Table 2 Comparison of loading times for the distribution of different 3D Model configurations and bandwidths

7 Conclusions

In this paper, a solution for modelling and construction 3D representation for Digital Twin Smart City has been presented, providing photorealistic texture and integration into Snap4City Smart City framework. Our main contributions on the paper have been on (i) the production process to pass from raw data to 3D Digital Twin elements, (ii) the integration of a complex 3D model for DT representation and its distribution approach to be shown on any browser, (iii) the satisfaction of a larger number of requirements which are needed to actually use the DT, and on (iv) the performance assessment for producing the 3D model and its distribution. The proposed solution follows a deep learning approach based on U-Net to detect the rooftops from aerial images and align them with the 3D map buildings, which are obtained by extrusion from GeoJSON data. The solution is implemented in the open-source Snap4City platform as a multi-layer 3D map, which can be used by users as a widget on dashboards to visualize a full 3D city environment and a large variety of data, including IoT devices (city sensors and actuators, as well as private devices), POI, heatmaps, geometries and polylines related to cycling paths, bus routes, traffic flow etc. In other words, users have the possibility to pick on map single city elements and device markers and inspect their data and attributes. In this way, the proposed solution aims at providing an easy and smart navigation of the global digital twin of the city and its related data. The paper has demonstrated that it is possible and computationally viable to create 3D representation of cities with moderated effort, thus confirming the validity of our approach. Also, its distribution is possible, which makes viable the creation of sophisticated realistic 3D scenario for city analysis, strategies and what-if analysis for decision makers. The developed code of the open source Snap4City is available on GitHub as linked from https://www.snap4city.org/, which is also distributed in Appliance Virtual Machine, as well as in Docker based configurations (see also https://digitaltwin.snap4city.org). 

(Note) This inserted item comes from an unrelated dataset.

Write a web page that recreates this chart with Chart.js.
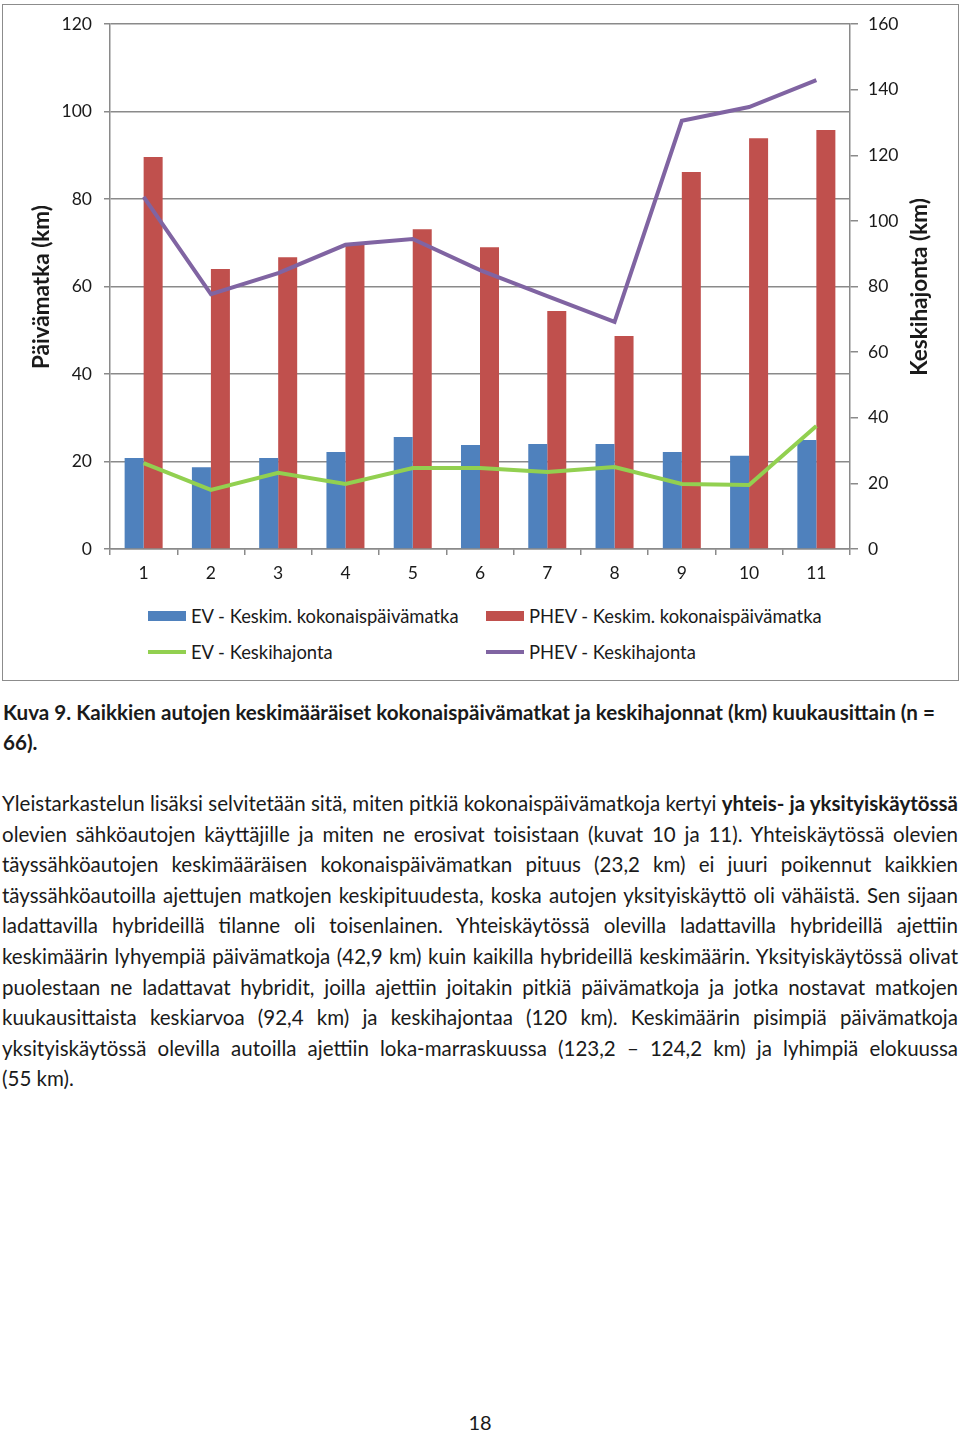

Future direction of this research activity includes: modelling of city details such are trees, semaphore, sidewalks, etc. to make the scene more realistic when it is observed and navigated at the maximum zoom; further improvement of performance since the addition of more 3D structures will requires a new round of optimization (for entity modelling, management and distribution algorithms); the modelling of additional complex data such as scenarios, routing, etc.